Alynda Lee Segarra looks inward to her heritage and knocks it out of the park. Segarra, a Bronx native of Puerto Rican descent, decided to dig into her roots for inspiration. As Segarra was digging into the punk scene on the Lowe East side in her teens and hopping trains before landing in New Orleans in her 20s, her heritage was lost in the wash. As she approached the momentous 3-0, she took a long hard look at where she came from, what she became and in my humble opinion, what can she do to make the world a better place.
To achieve this self-realization, Segarra developed a concept album centered around The Navigator. a/k/a Navita Milagros Negrón, as “this girl who grows up in a city that’s like New York, who’s a street kid, like me when I was little, that has a special place in the history of her people.”
Over the course of the album, Segarra expands her sound without fully severing the tether of the Americana genre where she built her name. I have to admit I wasn’t immediately won over by the lead single, Rican Beach when she released it but it works oh so well on the album. As does everything, it is tough to pick out a highlight as one tune dovetails into another.
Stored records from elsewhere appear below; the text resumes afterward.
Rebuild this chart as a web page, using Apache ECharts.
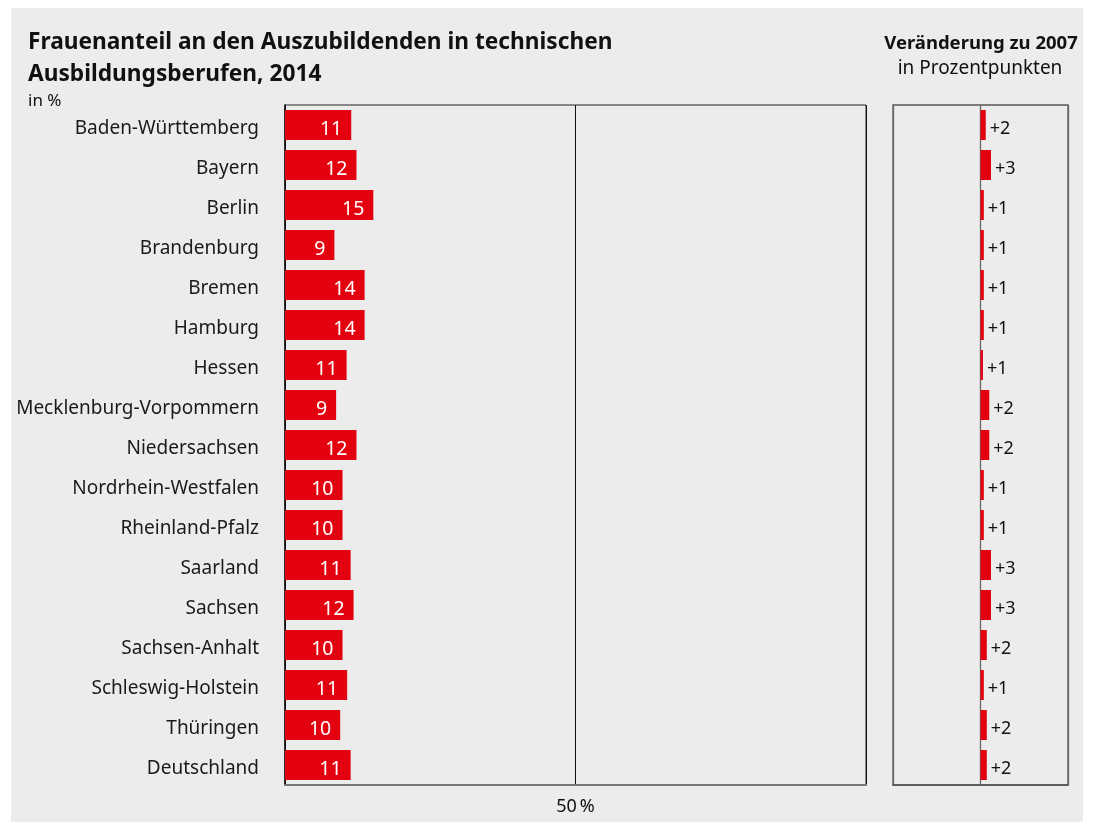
<!DOCTYPE html>
<html>
<head>
<meta charset="utf-8">
<script src="https://cdn.jsdelivr.net/npm/echarts@6/dist/echarts.min.js"></script>
<style>
  html, body { margin: 0; padding: 0; background: #fff; }
  #chart { position: absolute; left: 11px; top: 8px; width: 1072px; height: 814px; background: #ececec; }
</style>
</head>
<body>
<div id="chart"></div>
<script>
// Bundesländer, von oben nach unten
const laender = [
  'Baden-Württemberg', 'Bayern', 'Berlin', 'Brandenburg', 'Bremen', 'Hamburg',
  'Hessen', 'Mecklenburg-Vorpommern', 'Niedersachsen', 'Nordrhein-Westfalen',
  'Rheinland-Pfalz', 'Saarland', 'Sachsen', 'Sachsen-Anhalt', 'Schleswig-Holstein',
  'Thüringen', 'Deutschland'
]
// Frauenanteil 2014 in %
const anteil = [11.4, 12.3, 15.2, 8.5, 13.7, 13.7, 10.6, 8.8, 12.3, 9.9, 9.9, 11.3, 11.8, 9.9, 10.7, 9.5, 11.3]
const anteilLabels = ['11', '12', '15', '9', '14', '14', '11', '9', '12', '10', '10', '11', '12', '10', '11', '10', '11']
// Veränderung zu 2007 in Prozentpunkten
const veraenderung = [1.5, 3.0, 0.95, 0.95, 0.95, 0.95, 0.7, 2.5, 2.5, 0.95, 0.95, 3.0, 3.0, 1.8, 0.95, 1.8, 1.8]
const veraenderungLabels = ['+2', '+3', '+1', '+1', '+1', '+1', '+1', '+2', '+2', '+1', '+1', '+3', '+3', '+2', '+1', '+2', '+2']

const FONT = 'Noto Sans'
const RED = '#e3000f'
const OX = 11, OY = 8 // Versatz des grauen Feldes

const chart = echarts.init(document.getElementById('chart'))

chart.setOption({
  animation: false,
  textStyle: { fontFamily: FONT },
  graphic: [
    {
      type: 'text', left: 28 - OX, top: 27 - OY,
      style: {
        text: 'Frauenanteil an den Auszubildenden in technischen\nAusbildungsberufen, 2014',
        font: 'bold 22.7px "Noto Sans"', fill: '#111', lineHeight: 32
      }
    },
    {
      type: 'text', left: 28 - OX, top: 93 - OY,
      style: { text: 'in %', font: '17px "Noto Sans"', fill: '#111' }
    },
    {
      type: 'text', x: 981 - OX, y: 34 - OY,
      style: {
        text: 'Veränderung zu 2007', font: 'bold 18.5px "Noto Sans"', fill: '#111', align: 'center'
      }
    },
    {
      type: 'text', x: 980 - OX, y: 59 - OY,
      style: {
        text: 'in Prozentpunkten', font: '19px "Noto Sans"', fill: '#111', align: 'center'
      }
    }
  ],
  grid: [
    { left: 285 - OX, top: 105 - OY, width: 581, height: 680, show: true, borderColor: '#222', borderWidth: 1 },
    { left: 893 - OX, top: 105 - OY, width: 175, height: 680, show: true, borderColor: '#555', borderWidth: 1.3 }
  ],
  xAxis: [
    {
      gridIndex: 0, type: 'value', min: 0, max: 100, interval: 50,
      axisLine: { show: true, lineStyle: { color: '#777', width: 2 } },
      axisTick: { show: false },
      splitLine: { show: true, lineStyle: { color: '#111', width: 1 } },
      axisLabel: {
        margin: 13, fontSize: 18, color: '#111', fontFamily: FONT,
        formatter: v => (v === 50 ? '50\u2009%' : '')
      }
    },
    {
      gridIndex: 1, type: 'value', min: -25, max: 25, interval: 25,
      axisLine: { show: true, lineStyle: { color: '#555', width: 1.5 } },
      axisTick: { show: false },
      splitLine: { show: true, lineStyle: { color: '#666', width: 1.3 } },
      axisLabel: { show: false }
    }
  ],
  yAxis: [
    {
      gridIndex: 0, type: 'category', data: laender, inverse: true,
      axisLine: { show: true, lineStyle: { color: '#111', width: 1.5 } },
      axisTick: { show: false },
      axisLabel: {
        margin: 26, fontSize: 19, color: '#1a1a1a', fontFamily: FONT,
        verticalAlign: 'top', lineHeight: 8
      }
    },
    {
      gridIndex: 1, type: 'category', data: laender, inverse: true,
      axisLine: { show: false }, axisTick: { show: false }, axisLabel: { show: false }
    }
  ],
  series: [
    {
      type: 'bar', xAxisIndex: 0, yAxisIndex: 0, data: anteil,
      barCategoryGap: '25%',
      itemStyle: { color: RED },
      label: {
        show: true, position: 'insideRight', distance: 9,
        color: '#fff', fontSize: 19.5, fontFamily: FONT,
        verticalAlign: 'top', lineHeight: 8,
        formatter: p => anteilLabels[p.dataIndex]
      }
    },
    {
      type: 'bar', xAxisIndex: 1, yAxisIndex: 1, data: veraenderung,
      barCategoryGap: '25%',
      itemStyle: { color: RED },
      label: {
        show: true, position: 'right', distance: 4,
        color: '#111', fontSize: 18, fontFamily: FONT,
        verticalAlign: 'top', lineHeight: 8,
        formatter: p => veraenderungLabels[p.dataIndex]
      }
    }
  ]
})
</script>
</body>
</html>
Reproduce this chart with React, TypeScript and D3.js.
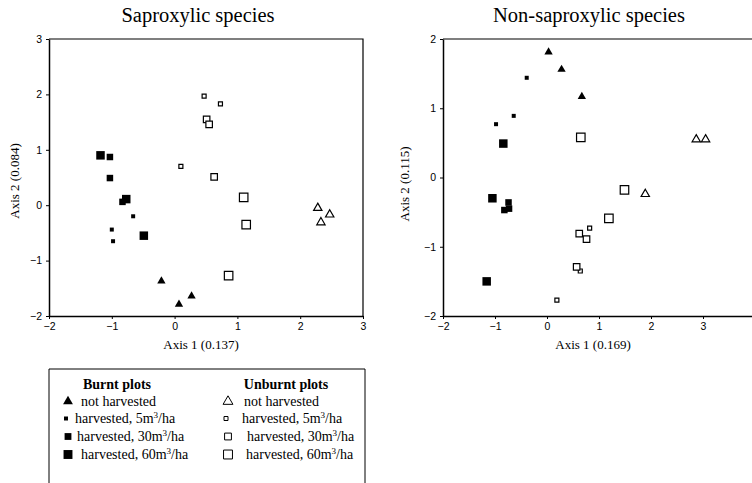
import { useEffect, useRef } from 'react';
import * as d3 from 'd3';

// group keys: burnt (filled) / unburnt (open), harvest level
const groupKeys = ['bNH', 'b5', 'b30', 'b60', 'uNH', 'u5', 'u30', 'u60'];
const harvestLabels = ['not harvested', 'harvested, 5', 'harvested, 30', 'harvested, 60'];

// Saproxylic species ordination scores [axis1, axis2, group]
const saproxylicPoints: [number, number, string][] = [
  [-0.21, -1.37, 'bNH'], [0.07, -1.79, 'bNH'], [0.27, -1.64, 'bNH'],
  [-0.66, -0.2, 'b5'], [-1.0, -0.44, 'b5'], [-0.98, -0.65, 'b5'],
  [-1.03, 0.87, 'b30'], [-1.03, 0.49, 'b30'], [-0.83, 0.06, 'b30'],
  [-1.18, 0.9, 'b60'], [-0.77, 0.11, 'b60'], [-0.49, -0.55, 'b60'],
  [2.28, -0.05, 'uNH'], [2.47, -0.17, 'uNH'], [2.33, -0.31, 'uNH'],
  [0.47, 1.97, 'u5'], [0.73, 1.83, 'u5'], [0.1, 0.7, 'u5'],
  [0.51, 1.55, 'u30'], [0.55, 1.46, 'u30'], [0.63, 0.51, 'u30'],
  [1.1, 0.14, 'u60'], [1.14, -0.35, 'u60'], [0.86, -1.27, 'u60'],
];

// Non-saproxylic species ordination scores
const nonSaproxylicPoints: [number, number, string][] = [
  [0.03, 1.81, 'bNH'], [0.28, 1.56, 'bNH'], [0.67, 1.17, 'bNH'],
  [-0.39, 1.44, 'b5'], [-0.64, 0.89, 'b5'], [-0.98, 0.77, 'b5'],
  [-0.74, -0.36, 'b30'], [-0.82, -0.47, 'b30'], [-0.73, -0.45, 'b30'],
  [-0.84, 0.49, 'b60'], [-1.16, -1.5, 'b60'], [-1.05, -0.3, 'b60'],
  [2.87, 0.55, 'uNH'], [3.05, 0.55, 'uNH'], [1.89, -0.24, 'uNH'],
  [0.82, -0.73, 'u5'], [0.64, -1.35, 'u5'], [0.19, -1.77, 'u5'],
  [0.62, -0.81, 'u30'], [0.76, -0.89, 'u30'], [0.57, -1.29, 'u30'],
  [0.65, 0.58, 'u60'], [1.49, -0.18, 'u60'], [1.19, -0.59, 'u60'],
];

const sapXTicks = [-2, -1, 0, 1, 2, 3];
const sapYTicks = [-2, -1, 0, 1, 2, 3];
const nonXTicks = [-2, -1, 0, 1, 2, 3];
const nonYTicks = [-2, -1, 0, 1, 2];

const symbolFor = (g: string) => {
  const filled = g[0] === 'b';
  const level = g.slice(1);
  if (level === 'NH') return { type: d3.symbolTriangle, size: 30, filled };
  const side = level === '5' ? 4 : level === '30' ? 6.5 : 8.5;
  return { type: d3.symbolSquare, size: side * side, filled };
};

export default function App() {
  const ref = useRef<SVGSVGElement>(null);

  useEffect(() => {
    if (!ref.current) return;
    const svg = d3.select(ref.current);
    svg.selectAll('*').remove();
    const serif = 'Liberation Serif, Times New Roman, serif';

    const panels = [
      {
        title: 'Saproxylic species', titleX: 198, xTitle: 'Axis 1 (0.137)', xTitleX: 201,
        yTitle: 'Axis 2 (0.084)', yTitleX: 19, yTitleY: 181,
        data: saproxylicPoints, xd: [-2, 3], yd: [-2, 3], xr: [49, 363], yr: [316, 39],
        xt: sapXTicks, yt: sapYTicks,
      },
      {
        title: 'Non-saproxylic species', titleX: 589, xTitle: 'Axis 1 (0.169)', xTitleX: 593,
        yTitle: 'Axis 2 (0.115)', yTitleX: 409, yTitleY: 184,
        data: nonSaproxylicPoints, xd: [-2, 4], yd: [-2, 2], xr: [443, 755], yr: [316, 39],
        xt: nonXTicks, yt: nonYTicks,
      },
    ];

    panels.forEach(p => {
      const x = d3.scaleLinear().domain(p.xd).range(p.xr);
      const y = d3.scaleLinear().domain(p.yd).range(p.yr);
      const g = svg.append('g');

      // box (top + right)
      g.append('path')
        .attr('d', `M${p.xr[0]},${p.yr[1]}H${p.xr[1]}V${p.yr[0]}`)
        .attr('fill', 'none').attr('stroke', '#000').attr('stroke-width', 1.2);

      const xAxis = g.append('g')
        .attr('transform', `translate(0,${p.yr[0]})`)
        .call(d3.axisBottom(x).tickValues(p.xt).tickSize(3).tickSizeOuter(0).tickFormat(d3.format('d')));
      const yAxis = g.append('g')
        .attr('transform', `translate(${p.xr[0]},0)`)
        .call(d3.axisLeft(y).tickValues(p.yt).tickSize(3).tickSizeOuter(0).tickFormat(d3.format('d')));
      [xAxis, yAxis].forEach(a => {
        a.select('.domain').attr('stroke-width', 1.5);
        a.selectAll('text').style('font-family', 'Liberation Sans, Arial, sans-serif')
          .style('font-size', '10.5px').attr('fill', '#000');
      });
      xAxis.selectAll('text').attr('dy', '0.75em').attr('y', 6);
      yAxis.selectAll('text').attr('x', -7);

      g.selectAll('path.pt')
        .data(p.data)
        .join('path')
        .attr('class', 'pt')
        .attr('transform', d => `translate(${x(d[0])},${y(d[1])})`)
        .attr('d', d => {
          const s = symbolFor(d[2]);
          return d3.symbol().type(s.type).size(s.size)()!;
        })
        .attr('fill', d => (symbolFor(d[2]).filled ? '#000' : '#fff'))
        .attr('stroke', '#000')
        .attr('stroke-width', d => (symbolFor(d[2]).filled ? 0 : 1.2));

      g.append('text')
        .attr('x', p.titleX)
        .attr('y', 22)
        .attr('text-anchor', 'middle')
        .style('font-family', serif).style('font-size', '20.5px')
        .text(p.title);
      g.append('text')
        .attr('x', p.xTitleX)
        .attr('y', 349)
        .attr('text-anchor', 'middle')
        .style('font-family', serif).style('font-size', '13px')
        .text(p.xTitle);
      g.append('text')
        .attr('transform', `translate(${p.yTitleX},${p.yTitleY}) rotate(-90)`)
        .attr('text-anchor', 'middle')
        .style('font-family', serif).style('font-size', '13px')
        .text(p.yTitle);
    });

    // legend
    const lg = svg.append('g');
    lg.append('path')
      .attr('d', 'M49,490V369H365V490')
      .attr('fill', 'none').attr('stroke', '#000').attr('stroke-width', 1);

    const cols = [
      { head: 'Burnt plots', cx: 117, symX: 68, textX: [81, 75, 77, 81], keys: groupKeys.slice(0, 4) },
      { head: 'Unburnt plots', cx: 286, symX: 228, textX: [244, 242, 247, 246], keys: groupKeys.slice(4) },
    ];
    const rowY = [406, 423, 441, 459];
    cols.forEach(c => {
      lg.append('text')
        .attr('x', c.cx).attr('y', 389)
        .attr('text-anchor', 'middle')
        .style('font-family', serif).style('font-size', '14px').style('font-weight', 'bold')
        .text(c.head);
      c.keys.forEach((k, i) => {
        const s = symbolFor(k);
        const scale = i === 0 ? 1.4 : i === 1 ? 1 : 1.1;
        lg.append('path')
          .attr('transform', `translate(${c.symX - (i === 1 ? 2 : 0)},${rowY[i] - 4.5})`)
          .attr('d', d3.symbol().type(s.type).size(s.size * scale)()!)
          .attr('fill', s.filled ? '#000' : '#fff')
          .attr('stroke', '#000')
          .attr('stroke-width', s.filled ? 0 : 1);
        const t = lg.append('text')
          .attr('x', c.textX[i]).attr('y', rowY[i])
          .style('font-family', serif).style('font-size', '14px');
        if (i === 0) {
          t.text(harvestLabels[i]);
        } else {
          t.append('tspan').text(`${harvestLabels[i]}m`);
          t.append('tspan').attr('dy', -5).style('font-size', '9px').text('3');
          t.append('tspan').attr('dy', 5).text('/ha');
        }
      });
    });
  }, []);

  return (
    <svg
      ref={ref}
      width={752}
      height={483}
      style={{ position: 'absolute', left: 0, top: 0, background: '#fff' }}
    />
  );
}
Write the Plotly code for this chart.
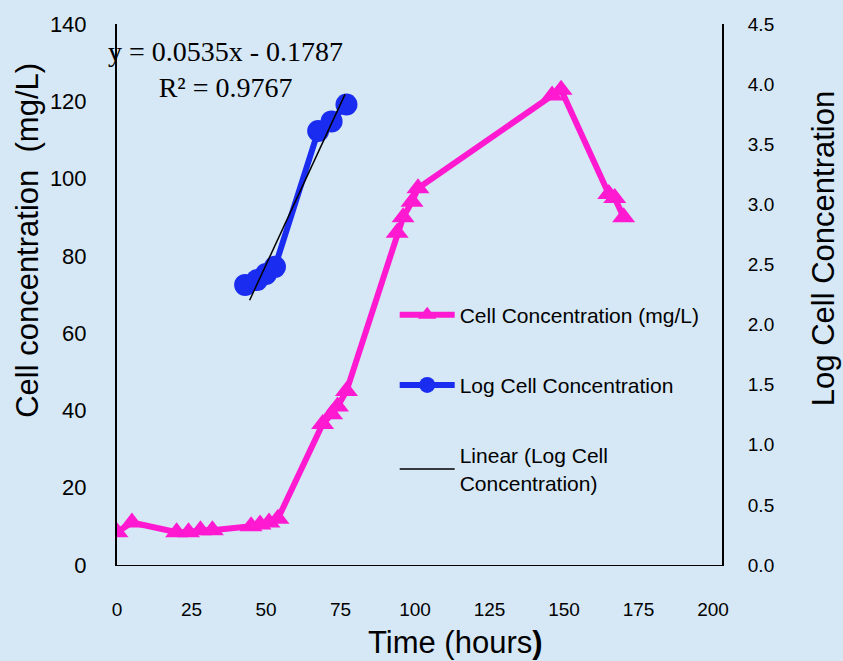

That is until, the album culminates in the powerful Pa’lante, a song inspired by a newspaper published by 1970s Puerto Rican activist group, The Young Lords. The song is part protest / part empowerment for a group from yesteryear that sadly rings true today in our current climate. In many ways, her anger and strength on this track reminds me of Killer Mike of Run The Jewels.
Segarra was on Daily Show this past week and it made me appreciate her even more.